## Problem to solve:
Repeat each line of the material below exactly as it appears, minus any pictures.

## Dataset excerpt:
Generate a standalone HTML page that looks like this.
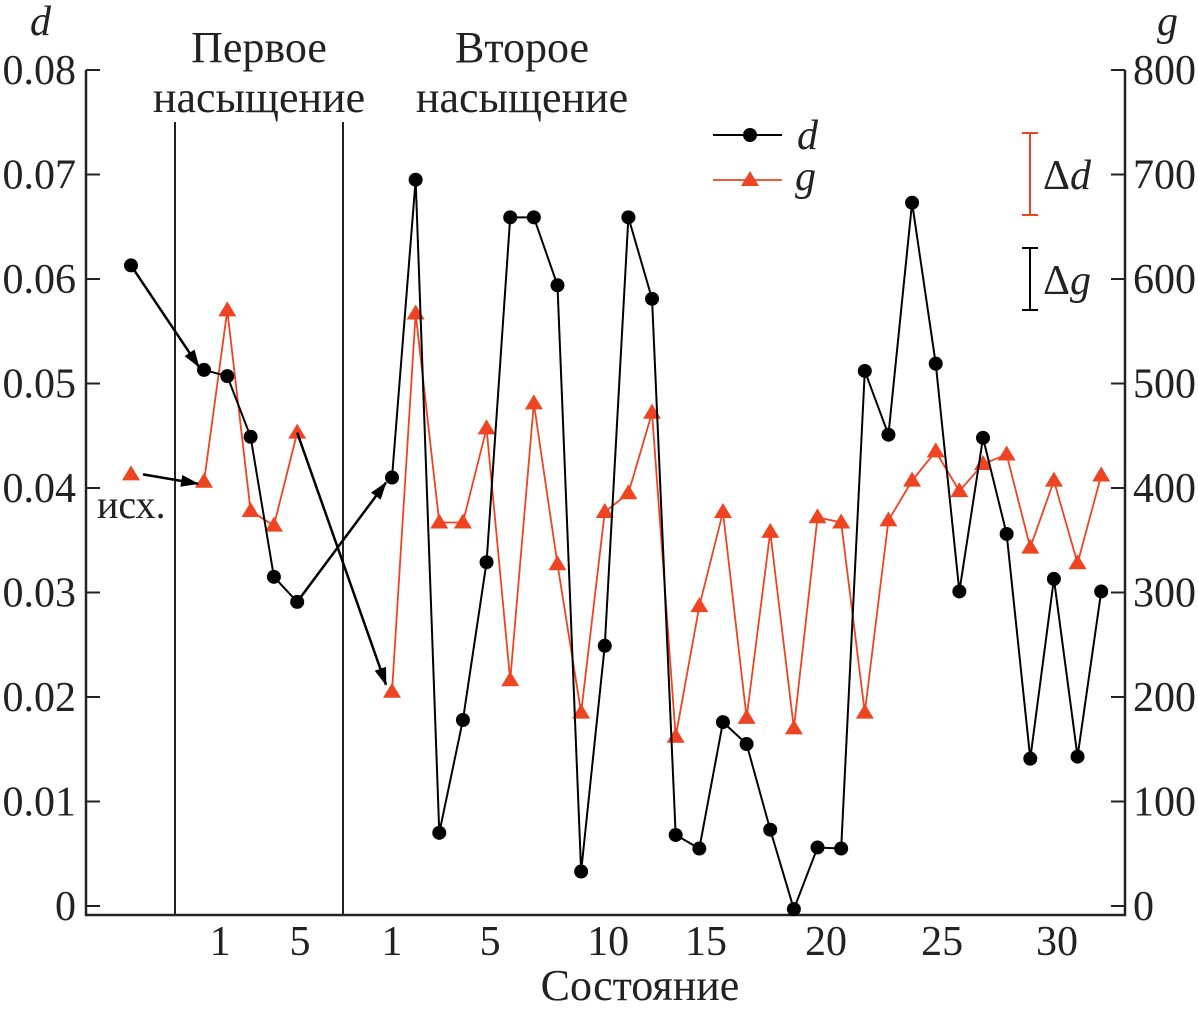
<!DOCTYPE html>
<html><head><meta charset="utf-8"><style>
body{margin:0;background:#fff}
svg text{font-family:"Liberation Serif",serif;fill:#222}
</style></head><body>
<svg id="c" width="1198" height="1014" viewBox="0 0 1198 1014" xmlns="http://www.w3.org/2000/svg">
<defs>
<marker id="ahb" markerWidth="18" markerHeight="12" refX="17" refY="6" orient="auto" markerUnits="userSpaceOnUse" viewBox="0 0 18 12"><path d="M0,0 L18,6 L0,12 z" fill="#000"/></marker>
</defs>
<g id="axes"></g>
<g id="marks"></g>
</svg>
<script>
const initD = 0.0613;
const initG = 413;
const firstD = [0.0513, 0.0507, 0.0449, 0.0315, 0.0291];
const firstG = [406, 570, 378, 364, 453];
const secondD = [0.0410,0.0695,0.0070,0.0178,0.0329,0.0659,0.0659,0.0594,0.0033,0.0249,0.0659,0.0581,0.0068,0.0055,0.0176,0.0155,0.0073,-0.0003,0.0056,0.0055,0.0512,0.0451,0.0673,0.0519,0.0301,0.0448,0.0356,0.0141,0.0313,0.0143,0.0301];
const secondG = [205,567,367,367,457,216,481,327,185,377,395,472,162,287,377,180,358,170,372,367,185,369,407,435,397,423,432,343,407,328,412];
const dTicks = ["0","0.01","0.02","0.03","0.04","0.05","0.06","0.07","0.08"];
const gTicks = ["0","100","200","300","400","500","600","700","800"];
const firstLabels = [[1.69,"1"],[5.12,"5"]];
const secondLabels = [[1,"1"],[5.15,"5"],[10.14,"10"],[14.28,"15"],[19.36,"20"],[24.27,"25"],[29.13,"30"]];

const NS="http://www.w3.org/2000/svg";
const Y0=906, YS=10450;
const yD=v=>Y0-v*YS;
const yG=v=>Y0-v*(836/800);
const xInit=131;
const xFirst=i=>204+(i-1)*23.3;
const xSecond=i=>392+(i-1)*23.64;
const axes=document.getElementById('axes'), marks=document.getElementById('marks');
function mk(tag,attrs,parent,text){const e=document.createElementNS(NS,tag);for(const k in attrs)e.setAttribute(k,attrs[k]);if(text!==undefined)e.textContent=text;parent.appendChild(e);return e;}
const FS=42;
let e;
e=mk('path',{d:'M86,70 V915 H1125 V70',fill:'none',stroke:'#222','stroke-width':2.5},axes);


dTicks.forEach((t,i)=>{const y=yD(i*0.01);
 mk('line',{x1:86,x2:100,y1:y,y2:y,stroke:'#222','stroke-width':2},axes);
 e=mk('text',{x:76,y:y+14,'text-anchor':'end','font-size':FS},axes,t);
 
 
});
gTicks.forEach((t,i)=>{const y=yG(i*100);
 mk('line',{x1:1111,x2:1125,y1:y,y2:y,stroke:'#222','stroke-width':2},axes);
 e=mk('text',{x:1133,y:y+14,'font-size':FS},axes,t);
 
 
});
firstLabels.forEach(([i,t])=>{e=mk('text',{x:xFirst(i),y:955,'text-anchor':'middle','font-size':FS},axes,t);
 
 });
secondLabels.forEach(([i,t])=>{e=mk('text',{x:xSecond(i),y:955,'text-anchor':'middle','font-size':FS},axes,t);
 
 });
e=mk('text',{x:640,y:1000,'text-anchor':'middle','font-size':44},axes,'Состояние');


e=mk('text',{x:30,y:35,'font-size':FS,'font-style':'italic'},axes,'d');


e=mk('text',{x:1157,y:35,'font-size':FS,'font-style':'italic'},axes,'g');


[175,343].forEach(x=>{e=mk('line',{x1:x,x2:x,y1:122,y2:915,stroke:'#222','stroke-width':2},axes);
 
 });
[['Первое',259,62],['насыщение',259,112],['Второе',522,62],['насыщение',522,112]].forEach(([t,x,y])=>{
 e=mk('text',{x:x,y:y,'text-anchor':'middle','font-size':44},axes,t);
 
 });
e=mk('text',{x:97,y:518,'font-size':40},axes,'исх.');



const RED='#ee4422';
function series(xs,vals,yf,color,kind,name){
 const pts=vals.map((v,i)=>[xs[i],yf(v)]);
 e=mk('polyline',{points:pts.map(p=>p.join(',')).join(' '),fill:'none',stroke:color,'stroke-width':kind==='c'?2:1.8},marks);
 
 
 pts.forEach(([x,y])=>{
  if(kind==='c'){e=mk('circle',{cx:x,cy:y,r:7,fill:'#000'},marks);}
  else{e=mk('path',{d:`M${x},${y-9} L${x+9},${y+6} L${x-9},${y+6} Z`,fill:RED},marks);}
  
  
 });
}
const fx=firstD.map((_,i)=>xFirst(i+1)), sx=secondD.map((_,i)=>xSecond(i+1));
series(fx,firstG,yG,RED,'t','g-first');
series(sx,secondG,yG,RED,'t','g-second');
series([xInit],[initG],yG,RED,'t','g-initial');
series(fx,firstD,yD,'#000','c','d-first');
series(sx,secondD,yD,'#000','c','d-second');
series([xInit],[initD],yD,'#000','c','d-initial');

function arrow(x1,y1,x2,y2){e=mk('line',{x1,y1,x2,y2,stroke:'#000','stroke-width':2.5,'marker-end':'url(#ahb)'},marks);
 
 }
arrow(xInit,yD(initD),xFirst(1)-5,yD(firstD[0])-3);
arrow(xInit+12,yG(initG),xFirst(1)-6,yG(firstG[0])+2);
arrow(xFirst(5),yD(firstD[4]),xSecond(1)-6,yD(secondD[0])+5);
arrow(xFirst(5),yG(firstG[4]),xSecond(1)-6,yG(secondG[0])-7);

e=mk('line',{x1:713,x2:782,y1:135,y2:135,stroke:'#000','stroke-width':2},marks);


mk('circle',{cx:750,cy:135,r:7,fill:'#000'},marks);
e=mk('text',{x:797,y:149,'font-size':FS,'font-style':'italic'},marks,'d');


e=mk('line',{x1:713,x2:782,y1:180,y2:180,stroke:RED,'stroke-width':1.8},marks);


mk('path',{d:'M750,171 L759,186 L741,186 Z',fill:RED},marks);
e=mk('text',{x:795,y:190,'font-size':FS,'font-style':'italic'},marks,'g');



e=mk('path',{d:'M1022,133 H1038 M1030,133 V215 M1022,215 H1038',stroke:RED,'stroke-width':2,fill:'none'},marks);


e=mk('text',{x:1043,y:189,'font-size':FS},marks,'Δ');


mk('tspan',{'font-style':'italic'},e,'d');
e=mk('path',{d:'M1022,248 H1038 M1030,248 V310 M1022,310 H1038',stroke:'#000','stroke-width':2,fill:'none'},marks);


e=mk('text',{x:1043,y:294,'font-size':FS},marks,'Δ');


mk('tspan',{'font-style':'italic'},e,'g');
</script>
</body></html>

## Reply:
Generate a standalone HTML page that looks like this.
<!DOCTYPE html>
<html><head><meta charset="utf-8"><style>
body{margin:0;background:#fff}
svg text{font-family:"Liberation Serif",serif;fill:#222}
</style></head><body>
<svg id="c" width="1198" height="1014" viewBox="0 0 1198 1014" xmlns="http://www.w3.org/2000/svg">
<defs>
<marker id="ahb" markerWidth="18" markerHeight="12" refX="17" refY="6" orient="auto" markerUnits="userSpaceOnUse" viewBox="0 0 18 12"><path d="M0,0 L18,6 L0,12 z" fill="#000"/></marker>
</defs>
<g id="axes"></g>
<g id="marks"></g>
</svg>
<script>
const initD = 0.0613;
const initG = 413;
const firstD = [0.0513, 0.0507, 0.0449, 0.0315, 0.0291];
const firstG = [406, 570, 378, 364, 453];
const secondD = [0.0410,0.0695,0.0070,0.0178,0.0329,0.0659,0.0659,0.0594,0.0033,0.0249,0.0659,0.0581,0.0068,0.0055,0.0176,0.0155,0.0073,-0.0003,0.0056,0.0055,0.0512,0.0451,0.0673,0.0519,0.0301,0.0448,0.0356,0.0141,0.0313,0.0143,0.0301];
const secondG = [205,567,367,367,457,216,481,327,185,377,395,472,162,287,377,180,358,170,372,367,185,369,407,435,397,423,432,343,407,328,412];
const dTicks = ["0","0.01","0.02","0.03","0.04","0.05","0.06","0.07","0.08"];
const gTicks = ["0","100","200","300","400","500","600","700","800"];
const firstLabels = [[1.69,"1"],[5.12,"5"]];
const secondLabels = [[1,"1"],[5.15,"5"],[10.14,"10"],[14.28,"15"],[19.36,"20"],[24.27,"25"],[29.13,"30"]];

const NS="http://www.w3.org/2000/svg";
const Y0=906, YS=10450;
const yD=v=>Y0-v*YS;
const yG=v=>Y0-v*(836/800);
const xInit=131;
const xFirst=i=>204+(i-1)*23.3;
const xSecond=i=>392+(i-1)*23.64;
const axes=document.getElementById('axes'), marks=document.getElementById('marks');
function mk(tag,attrs,parent,text){const e=document.createElementNS(NS,tag);for(const k in attrs)e.setAttribute(k,attrs[k]);if(text!==undefined)e.textContent=text;parent.appendChild(e);return e;}
const FS=42;
let e;
e=mk('path',{d:'M86,70 V915 H1125 V70',fill:'none',stroke:'#222','stroke-width':2.5},axes);


dTicks.forEach((t,i)=>{const y=yD(i*0.01);
 mk('line',{x1:86,x2:100,y1:y,y2:y,stroke:'#222','stroke-width':2},axes);
 e=mk('text',{x:76,y:y+14,'text-anchor':'end','font-size':FS},axes,t);
 
 
});
gTicks.forEach((t,i)=>{const y=yG(i*100);
 mk('line',{x1:1111,x2:1125,y1:y,y2:y,stroke:'#222','stroke-width':2},axes);
 e=mk('text',{x:1133,y:y+14,'font-size':FS},axes,t);
 
 
});
firstLabels.forEach(([i,t])=>{e=mk('text',{x:xFirst(i),y:955,'text-anchor':'middle','font-size':FS},axes,t);
 
 });
secondLabels.forEach(([i,t])=>{e=mk('text',{x:xSecond(i),y:955,'text-anchor':'middle','font-size':FS},axes,t);
 
 });
e=mk('text',{x:640,y:1000,'text-anchor':'middle','font-size':44},axes,'Состояние');


e=mk('text',{x:30,y:35,'font-size':FS,'font-style':'italic'},axes,'d');


e=mk('text',{x:1157,y:35,'font-size':FS,'font-style':'italic'},axes,'g');


[175,343].forEach(x=>{e=mk('line',{x1:x,x2:x,y1:122,y2:915,stroke:'#222','stroke-width':2},axes);
 
 });
[['Первое',259,62],['насыщение',259,112],['Второе',522,62],['насыщение',522,112]].forEach(([t,x,y])=>{
 e=mk('text',{x:x,y:y,'text-anchor':'middle','font-size':44},axes,t);
 
 });
e=mk('text',{x:97,y:518,'font-size':40},axes,'исх.');



const RED='#ee4422';
function series(xs,vals,yf,color,kind,name){
 const pts=vals.map((v,i)=>[xs[i],yf(v)]);
 e=mk('polyline',{points:pts.map(p=>p.join(',')).join(' '),fill:'none',stroke:color,'stroke-width':kind==='c'?2:1.8},marks);
 
 
 pts.forEach(([x,y])=>{
  if(kind==='c'){e=mk('circle',{cx:x,cy:y,r:7,fill:'#000'},marks);}
  else{e=mk('path',{d:`M${x},${y-9} L${x+9},${y+6} L${x-9},${y+6} Z`,fill:RED},marks);}
  
  
 });
}
const fx=firstD.map((_,i)=>xFirst(i+1)), sx=secondD.map((_,i)=>xSecond(i+1));
series(fx,firstG,yG,RED,'t','g-first');
series(sx,secondG,yG,RED,'t','g-second');
series([xInit],[initG],yG,RED,'t','g-initial');
series(fx,firstD,yD,'#000','c','d-first');
series(sx,secondD,yD,'#000','c','d-second');
series([xInit],[initD],yD,'#000','c','d-initial');

function arrow(x1,y1,x2,y2){e=mk('line',{x1,y1,x2,y2,stroke:'#000','stroke-width':2.5,'marker-end':'url(#ahb)'},marks);
 
 }
arrow(xInit,yD(initD),xFirst(1)-5,yD(firstD[0])-3);
arrow(xInit+12,yG(initG),xFirst(1)-6,yG(firstG[0])+2);
arrow(xFirst(5),yD(firstD[4]),xSecond(1)-6,yD(secondD[0])+5);
arrow(xFirst(5),yG(firstG[4]),xSecond(1)-6,yG(secondG[0])-7);

e=mk('line',{x1:713,x2:782,y1:135,y2:135,stroke:'#000','stroke-width':2},marks);


mk('circle',{cx:750,cy:135,r:7,fill:'#000'},marks);
e=mk('text',{x:797,y:149,'font-size':FS,'font-style':'italic'},marks,'d');


e=mk('line',{x1:713,x2:782,y1:180,y2:180,stroke:RED,'stroke-width':1.8},marks);


mk('path',{d:'M750,171 L759,186 L741,186 Z',fill:RED},marks);
e=mk('text',{x:795,y:190,'font-size':FS,'font-style':'italic'},marks,'g');



e=mk('path',{d:'M1022,133 H1038 M1030,133 V215 M1022,215 H1038',stroke:RED,'stroke-width':2,fill:'none'},marks);


e=mk('text',{x:1043,y:189,'font-size':FS},marks,'Δ');


mk('tspan',{'font-style':'italic'},e,'d');
e=mk('path',{d:'M1022,248 H1038 M1030,248 V310 M1022,310 H1038',stroke:'#000','stroke-width':2,fill:'none'},marks);


e=mk('text',{x:1043,y:294,'font-size':FS},marks,'Δ');


mk('tspan',{'font-style':'italic'},e,'g');
</script>
</body></html>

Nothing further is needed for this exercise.